- **Source data**:
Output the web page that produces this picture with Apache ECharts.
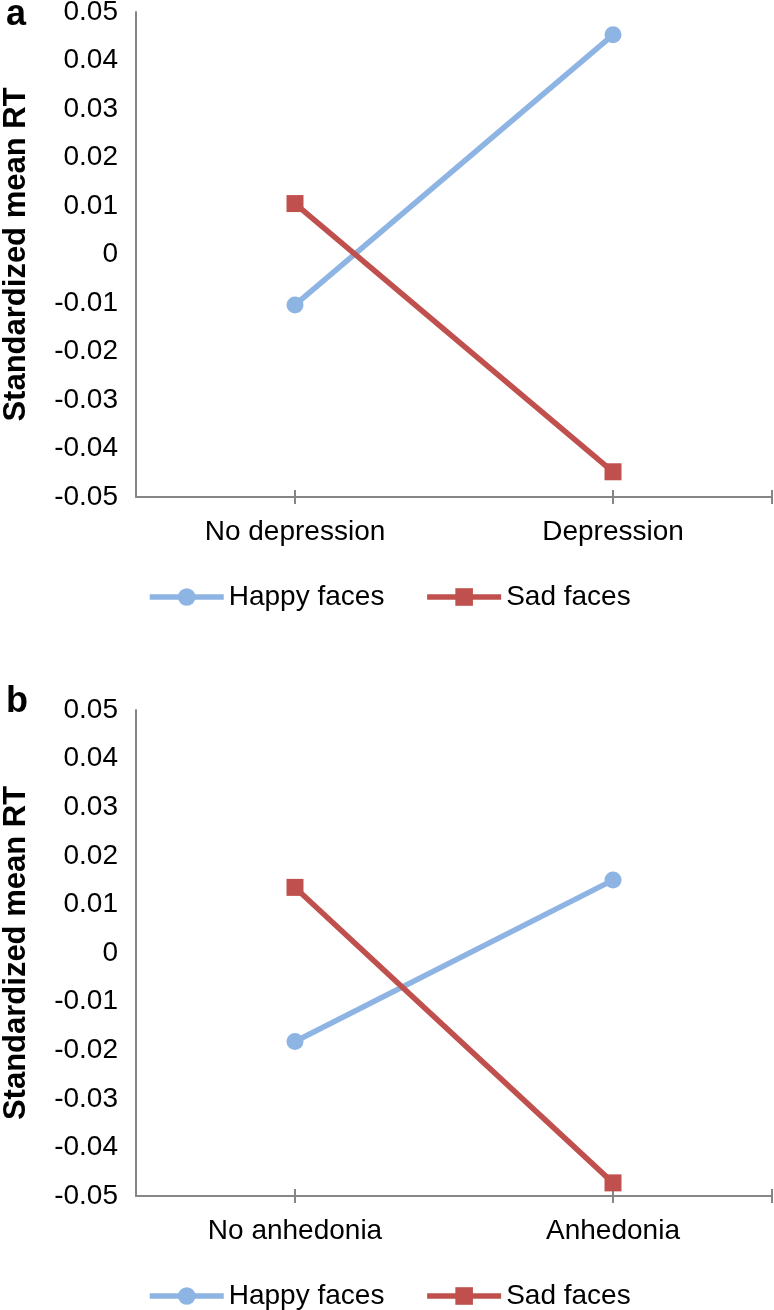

==

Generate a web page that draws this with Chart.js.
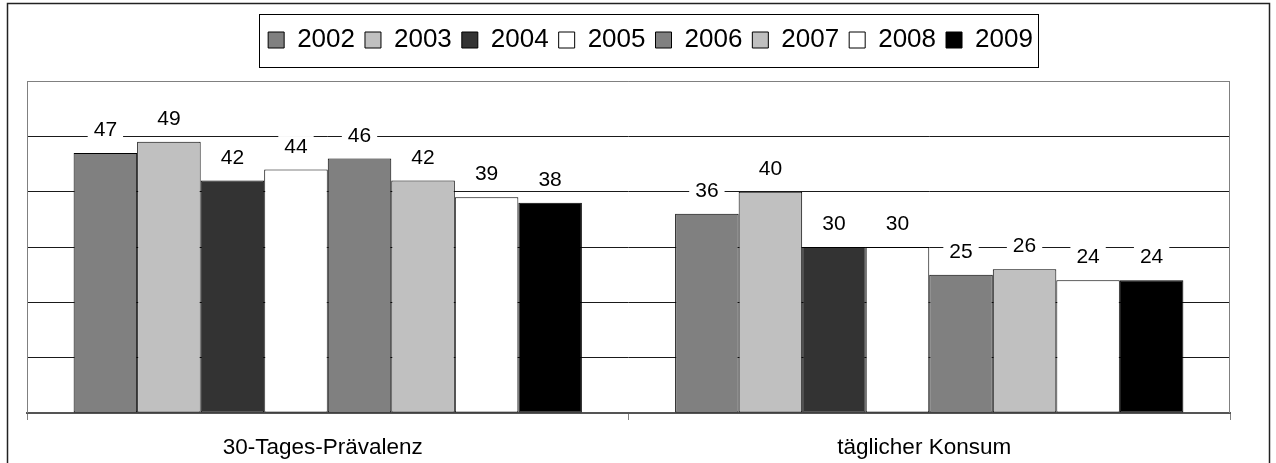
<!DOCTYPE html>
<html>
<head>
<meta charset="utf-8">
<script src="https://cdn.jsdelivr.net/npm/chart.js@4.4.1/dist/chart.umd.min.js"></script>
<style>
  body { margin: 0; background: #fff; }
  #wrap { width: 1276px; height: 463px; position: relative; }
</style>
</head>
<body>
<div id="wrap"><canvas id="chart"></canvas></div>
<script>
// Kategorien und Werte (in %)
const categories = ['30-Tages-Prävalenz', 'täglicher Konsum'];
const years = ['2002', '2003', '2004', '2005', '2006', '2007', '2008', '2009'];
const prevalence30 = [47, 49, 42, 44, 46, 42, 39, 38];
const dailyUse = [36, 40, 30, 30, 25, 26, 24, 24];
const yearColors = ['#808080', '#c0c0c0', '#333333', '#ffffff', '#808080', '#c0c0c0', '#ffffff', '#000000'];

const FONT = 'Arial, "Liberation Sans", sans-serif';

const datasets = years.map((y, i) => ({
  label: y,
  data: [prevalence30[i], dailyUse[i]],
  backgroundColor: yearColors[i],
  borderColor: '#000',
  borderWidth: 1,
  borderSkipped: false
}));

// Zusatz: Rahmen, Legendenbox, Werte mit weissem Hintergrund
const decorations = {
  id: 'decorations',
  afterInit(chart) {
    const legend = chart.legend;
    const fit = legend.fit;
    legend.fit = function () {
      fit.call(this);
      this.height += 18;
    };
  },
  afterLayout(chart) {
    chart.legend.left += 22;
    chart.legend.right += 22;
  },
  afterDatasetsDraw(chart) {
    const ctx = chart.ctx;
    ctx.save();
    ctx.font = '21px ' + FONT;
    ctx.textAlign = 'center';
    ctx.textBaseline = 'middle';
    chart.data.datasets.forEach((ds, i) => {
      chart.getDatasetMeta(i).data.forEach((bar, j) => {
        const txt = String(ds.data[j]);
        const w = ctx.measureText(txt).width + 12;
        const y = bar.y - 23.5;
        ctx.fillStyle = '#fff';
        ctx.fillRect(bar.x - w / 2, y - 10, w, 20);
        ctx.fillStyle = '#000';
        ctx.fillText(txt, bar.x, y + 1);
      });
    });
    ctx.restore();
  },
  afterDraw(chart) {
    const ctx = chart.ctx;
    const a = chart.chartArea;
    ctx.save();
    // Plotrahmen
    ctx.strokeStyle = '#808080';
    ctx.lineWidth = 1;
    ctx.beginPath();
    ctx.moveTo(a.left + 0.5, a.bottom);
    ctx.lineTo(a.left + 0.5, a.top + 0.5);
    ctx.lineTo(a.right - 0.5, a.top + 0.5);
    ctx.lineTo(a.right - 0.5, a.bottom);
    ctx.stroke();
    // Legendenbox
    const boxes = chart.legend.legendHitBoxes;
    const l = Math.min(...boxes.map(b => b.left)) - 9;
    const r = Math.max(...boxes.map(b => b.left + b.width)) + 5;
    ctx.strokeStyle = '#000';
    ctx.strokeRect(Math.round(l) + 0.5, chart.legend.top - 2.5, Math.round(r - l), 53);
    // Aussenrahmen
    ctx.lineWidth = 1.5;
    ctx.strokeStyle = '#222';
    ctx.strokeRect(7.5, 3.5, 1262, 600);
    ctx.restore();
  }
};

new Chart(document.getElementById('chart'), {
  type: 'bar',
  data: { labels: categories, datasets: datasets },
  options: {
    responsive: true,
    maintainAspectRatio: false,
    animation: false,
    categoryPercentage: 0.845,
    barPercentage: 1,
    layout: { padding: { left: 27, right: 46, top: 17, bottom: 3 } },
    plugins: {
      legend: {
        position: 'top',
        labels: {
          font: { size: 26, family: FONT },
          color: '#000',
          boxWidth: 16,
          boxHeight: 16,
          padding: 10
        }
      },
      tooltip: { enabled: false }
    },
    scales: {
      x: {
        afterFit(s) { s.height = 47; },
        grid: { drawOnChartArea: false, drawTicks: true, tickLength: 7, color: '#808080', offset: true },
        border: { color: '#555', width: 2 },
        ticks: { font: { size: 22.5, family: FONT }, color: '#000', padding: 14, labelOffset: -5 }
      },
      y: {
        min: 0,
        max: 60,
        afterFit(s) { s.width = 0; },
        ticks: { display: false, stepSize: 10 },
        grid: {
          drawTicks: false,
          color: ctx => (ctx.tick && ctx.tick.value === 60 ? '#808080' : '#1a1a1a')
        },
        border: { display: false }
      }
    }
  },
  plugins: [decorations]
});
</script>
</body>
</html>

...

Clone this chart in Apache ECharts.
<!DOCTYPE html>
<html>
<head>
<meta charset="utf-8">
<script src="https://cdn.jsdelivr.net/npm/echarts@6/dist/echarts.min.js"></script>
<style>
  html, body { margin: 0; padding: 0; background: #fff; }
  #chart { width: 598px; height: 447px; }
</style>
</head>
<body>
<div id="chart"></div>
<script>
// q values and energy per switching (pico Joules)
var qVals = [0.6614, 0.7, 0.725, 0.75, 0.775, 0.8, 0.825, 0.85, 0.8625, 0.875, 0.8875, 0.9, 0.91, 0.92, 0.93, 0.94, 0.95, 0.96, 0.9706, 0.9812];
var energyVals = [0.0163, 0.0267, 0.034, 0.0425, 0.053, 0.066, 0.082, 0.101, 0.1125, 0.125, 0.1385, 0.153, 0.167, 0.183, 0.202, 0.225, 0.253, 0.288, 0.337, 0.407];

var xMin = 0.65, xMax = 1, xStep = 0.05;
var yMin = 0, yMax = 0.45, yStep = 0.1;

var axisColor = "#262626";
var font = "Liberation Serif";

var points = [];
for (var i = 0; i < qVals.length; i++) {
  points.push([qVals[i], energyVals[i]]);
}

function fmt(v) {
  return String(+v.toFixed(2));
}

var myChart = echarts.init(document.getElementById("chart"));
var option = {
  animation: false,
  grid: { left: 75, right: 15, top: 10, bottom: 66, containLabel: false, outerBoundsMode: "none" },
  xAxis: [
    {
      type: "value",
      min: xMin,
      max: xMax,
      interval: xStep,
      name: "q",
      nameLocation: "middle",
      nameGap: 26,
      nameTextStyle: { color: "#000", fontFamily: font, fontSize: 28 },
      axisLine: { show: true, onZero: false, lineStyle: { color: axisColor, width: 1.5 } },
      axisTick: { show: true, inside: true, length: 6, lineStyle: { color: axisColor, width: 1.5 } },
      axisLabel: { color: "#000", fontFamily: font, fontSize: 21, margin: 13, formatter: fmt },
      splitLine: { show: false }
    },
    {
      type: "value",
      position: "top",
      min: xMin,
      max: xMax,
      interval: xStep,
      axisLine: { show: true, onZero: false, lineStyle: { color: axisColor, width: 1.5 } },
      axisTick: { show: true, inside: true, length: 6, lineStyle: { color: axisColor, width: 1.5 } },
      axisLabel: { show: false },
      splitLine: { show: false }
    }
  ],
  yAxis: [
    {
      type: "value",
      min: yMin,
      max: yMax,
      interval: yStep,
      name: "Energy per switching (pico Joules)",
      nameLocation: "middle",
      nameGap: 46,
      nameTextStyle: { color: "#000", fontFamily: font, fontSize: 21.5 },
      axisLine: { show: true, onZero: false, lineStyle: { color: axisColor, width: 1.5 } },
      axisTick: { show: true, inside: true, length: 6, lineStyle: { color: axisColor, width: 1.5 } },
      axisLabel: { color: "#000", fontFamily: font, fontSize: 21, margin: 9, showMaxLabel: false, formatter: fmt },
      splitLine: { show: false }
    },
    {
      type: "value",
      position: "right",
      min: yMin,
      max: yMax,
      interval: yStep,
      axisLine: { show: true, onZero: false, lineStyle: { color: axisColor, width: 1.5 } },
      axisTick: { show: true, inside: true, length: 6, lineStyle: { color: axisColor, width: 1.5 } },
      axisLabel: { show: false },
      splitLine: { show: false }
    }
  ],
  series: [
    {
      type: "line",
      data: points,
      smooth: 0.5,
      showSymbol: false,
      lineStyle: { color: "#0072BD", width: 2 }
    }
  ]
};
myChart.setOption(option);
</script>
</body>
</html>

- **Request**: Above are the records. Copy every line in them holding "page".

- **Result**:
Output the web page that produces this picture with Apache ECharts.
Generate a web page that draws this with Chart.js.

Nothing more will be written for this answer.